**DIRECTION**
Exactly retype the opening line of the entries and every line after it, ending with the line that contains "const minorStep = 0.5;". Skip all pictures.

— Begin DATA IN THIS EXERCISE —

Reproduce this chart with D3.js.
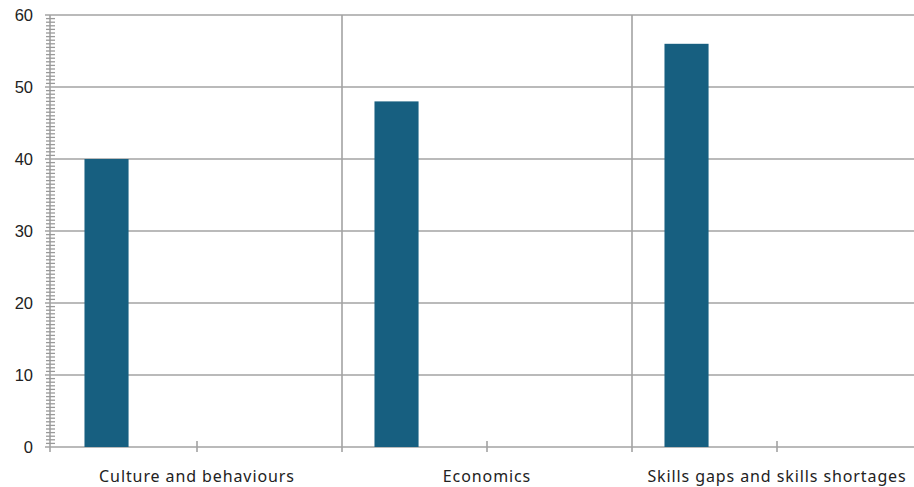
<!DOCTYPE html>
<html><head><meta charset="utf-8">
<script src="https://cdn.jsdelivr.net/npm/d3@7"></script>
<style>body{margin:0;background:#fff}svg{display:block}</style>
</head><body>
<svg id="c" width="914" height="487"></svg>
<script>
const categories = ["Culture and behaviours", "Economics", "Skills gaps and skills shortages"];
const values = [40, 48, 56];
const yTicks = [0, 10, 20, 30, 40, 50, 60];
const minorStep = 0.5;

const W = 914, H = 487;
const m = {left: 51, top: 15, bottom: 447};
const svg = d3.select("#c");
const x = d3.scaleBand().domain(categories).range([52, 922]).padding(0);
const y = d3.scaleLinear().domain([0, 60]).range([m.bottom, m.top]);
const grid = "#a3a3a3";

// horizontal gridlines
svg.append("g").selectAll("line").data(yTicks).join("line")
  .attr("x1", 45).attr("x2", W).attr("y1", d => y(d)).attr("y2", d => y(d))
  .attr("stroke", grid).attr("stroke-width", 1.6);

// vertical category separators
const seps = categories.slice(1);
svg.append("g").selectAll("line").data(seps).join("line")
  .attr("x1", d => x(d)).attr("x2", d => x(d)).attr("y1", y(60)).attr("y2", y(0) + 5)
  .attr("stroke", grid).attr("stroke-width", 1.6);

// category midpoint ticks
svg.append("g").selectAll("line").data(categories).join("line")
  .attr("x1", d => x(d) + x.bandwidth() / 2).attr("x2", d => x(d) + x.bandwidth() / 2)
  .attr("y1", y(0) - 6).attr("y2", y(0) + 5)
  .attr("stroke", grid).attr("stroke-width", 1.6);

// y axis line
svg.append("line").attr("x1", 50).attr("x2", 50).attr("y1", y(60)).attr("y2", y(0) + 5)
  .attr("stroke", grid).attr("stroke-width", 1.6);

// minor ticks
const minor = d3.range(0, 60 + 1e-9, minorStep).filter(v => Math.abs(v % 10) > 1e-9);
svg.append("g").selectAll("line").data(minor).join("line")
  .attr("x1", 46).attr("x2", 55).attr("y1", d => y(d)).attr("y2", d => y(d))
  .attr("stroke", "#999").attr("stroke-width", 1.3);

// bars
svg.append("g").selectAll("rect").data(categories).join("rect")
  .attr("x", d => x(d) + x.bandwidth() * 0.112)
  .attr("width", x.bandwidth() * 0.152)
  .attr("y", (d, i) => y(values[i]))
  .attr("height", (d, i) => y(0) - y(values[i]))
  .attr("fill", "#175f80");

// y labels
svg.append("g").selectAll("text").data(yTicks).join("text")
  .attr("x", 33).attr("y", d => y(d) + 6).attr("text-anchor", "end")
  .attr("font-family", "Liberation Sans, Arial, sans-serif").attr("font-size", 16.5)
  .attr("fill", "#222").text(d => d);

// x labels
svg.append("g").selectAll("text").data(categories).join("text")
  .attr("x", d => x(d) + x.bandwidth() / 2).attr("y", 482).attr("text-anchor", "middle")
  .attr("font-family", "Noto Sans, sans-serif").attr("font-size", 16)
  .attr("letter-spacing", 0.9)
  .attr("fill", "#222").text(d => d);
</script>
</body></html>
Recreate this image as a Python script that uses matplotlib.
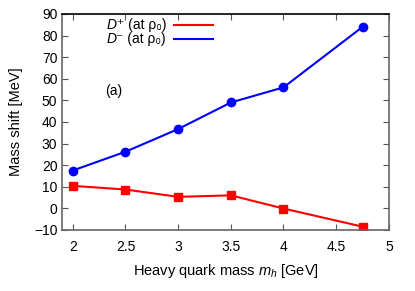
import matplotlib
matplotlib.use("Agg")
import matplotlib.pyplot as plt
from matplotlib.lines import Line2D

plt.rcParams['font.family'] = ['Liberation Sans', 'DejaVu Sans']
plt.rcParams['mathtext.fontset'] = 'custom'
plt.rcParams['mathtext.rm'] = 'Liberation Sans'
plt.rcParams['mathtext.it'] = 'Liberation Sans:italic'

# heavy quark mass [GeV]
mass = [2.0, 2.5, 3.0, 3.5, 4.0, 4.75]
# mass shifts [MeV]
shift_dplus = [10.4, 8.7, 5.3, 6.0, -0.1, -8.5]
shift_dminus = [17.5, 26.2, 36.7, 49.0, 56.0, 84.0]
key_sign = ['\u207a', '\u207b']
key_rest = ' (at \u03c1\u2080)'
colors = ['#ff0000', '#0000ff']

fig, ax = plt.subplots(figsize=(4.15, 2.91), dpi=100)
fig.subplots_adjust(left=0.15, right=0.937, top=0.952, bottom=0.21)

ax.plot(mass, shift_dplus, color=colors[0], lw=1.5, marker='s', ms=6)
ax.plot(mass, shift_dminus, color=colors[1], lw=1.5, marker='o', ms=6)

ax.set_xlim(1.9, 5.0)
ax.set_ylim(-10, 90)
ax.set_xticks([2, 2.5, 3, 3.5, 4, 4.5, 5])
ax.set_xticklabels(['2', '2.5', '3', '3.5', '4', '4.5', '5'])
ax.set_yticks(range(-10, 91, 10))
ax.tick_params(direction='in', top=True, right=True, labelsize=10, length=4,
               color='#555555')
ax.tick_params(axis='x', pad=7)
for s in ax.spines.values():
    s.set_color('#666666')
    s.set_linewidth(1.2)
ax.spines['top'].set_color('black')

ax.set_xlabel(r'Heavy quark mass $m_h$ [GeV]', fontsize=10.5, labelpad=6)
ax.set_ylabel('Mass shift [MeV]', fontsize=10.5, labelpad=8)

# gnuplot-style key: right-aligned text followed by line sample
fig.canvas.draw()
renderer = fig.canvas.get_renderer()
for i, (sign, c) in enumerate(zip(key_sign, colors)):
    y = 0.949 - i * 0.064
    t = ax.text(0.318, y, sign + key_rest, transform=ax.transAxes,
                ha='right', va='center', fontsize=10)
    bb = t.get_window_extent(renderer).transformed(ax.transAxes.inverted())
    ax.text(bb.x0, y, 'D', transform=ax.transAxes, ha='right', va='center',
            fontsize=10, style='italic')
    ax.add_line(Line2D([0.342, 0.462], [y, y], transform=ax.transAxes,
                       color=c, lw=1.5))

ax.text(0.132, 0.645, '(a)', transform=ax.transAxes, fontsize=10,
        va='center')

fig.savefig('out.png', dpi=100)
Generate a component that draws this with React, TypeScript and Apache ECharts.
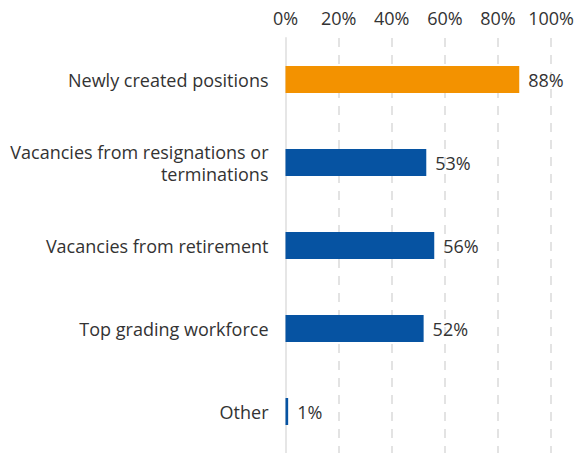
import React, { useEffect, useRef } from "react";
import * as echarts from "echarts";

const categories = [
  "Newly created positions",
  "Vacancies from resignations or\nterminations",
  "Vacancies from retirement",
  "Top grading workforce",
  "Other",
];
const values = [88, 53, 56, 52, 1];
const barColors = ["#F39200", "#0653A2", "#0653A2", "#0653A2", "#0653A2"];
const tickValues = [0, 20, 40, 60, 80, 100];

export default function App() {
  const ref = useRef<HTMLDivElement>(null);
  useEffect(() => {
    document.body.style.margin = "0";
    const chart = echarts.init(ref.current!, null, { renderer: "svg" });
    const font = "'Open Sans', 'Noto Sans', sans-serif";
    chart.setOption({
      animation: false,
      grid: { left: 285.5, right: 25.3, top: 38, height: 417, containLabel: false },
      xAxis: {
        type: "value",
        position: "top",
        min: tickValues[0],
        max: tickValues[tickValues.length - 1],
        interval: 20,
        axisLine: { show: false },
        axisTick: { show: false },
        axisLabel: {
          formatter: "{value}%",
          color: "#333333",
          fontSize: 18,
          fontFamily: font,
          margin: 11,
        },
        splitLine: {
          show: true,
          lineStyle: { color: "#e3e3e3", width: 2, type: [9, 8] },
        },
      },
      yAxis: {
        type: "category",
        inverse: true,
        data: categories,
        axisLine: { show: true, lineStyle: { color: "#e6e6e6", width: 2 } },
        axisTick: { show: false },
        axisLabel: {
          color: "#333333",
          fontSize: 18,
          fontFamily: font,
          margin: 17,
          lineHeight: 22,
          align: "right",
        },
      },
      series: [
        {
          type: "bar",
          barWidth: 27,
          data: values.map((v, i) => ({ value: v, itemStyle: { color: barColors[i] } })),
          label: {
            show: true,
            position: "right",
            distance: 9,
            formatter: "{c}%",
            color: "#333333",
            fontSize: 18,
            fontFamily: font,
          },
        },
      ],
    });
    return () => chart.dispose();
  }, []);
  return <div ref={ref} style={{ width: 577, height: 453 }} />;
}
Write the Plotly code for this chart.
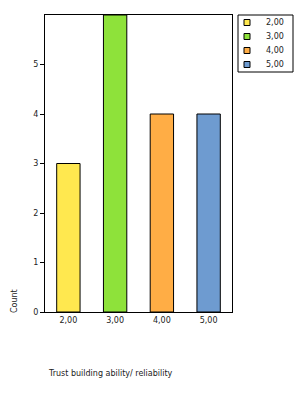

— End DATA IN THIS EXERCISE —

**TASK RESULT**
Reproduce this chart with D3.js.
<!DOCTYPE html>
<html><head><meta charset="utf-8">
<script src="https://cdn.jsdelivr.net/npm/d3@7"></script>
<style>body{margin:0;background:#fff}svg{display:block}</style>
</head><body>
<svg id="c" width="914" height="487"></svg>
<script>
const categories = ["Culture and behaviours", "Economics", "Skills gaps and skills shortages"];
const values = [40, 48, 56];
const yTicks = [0, 10, 20, 30, 40, 50, 60];
const minorStep = 0.5;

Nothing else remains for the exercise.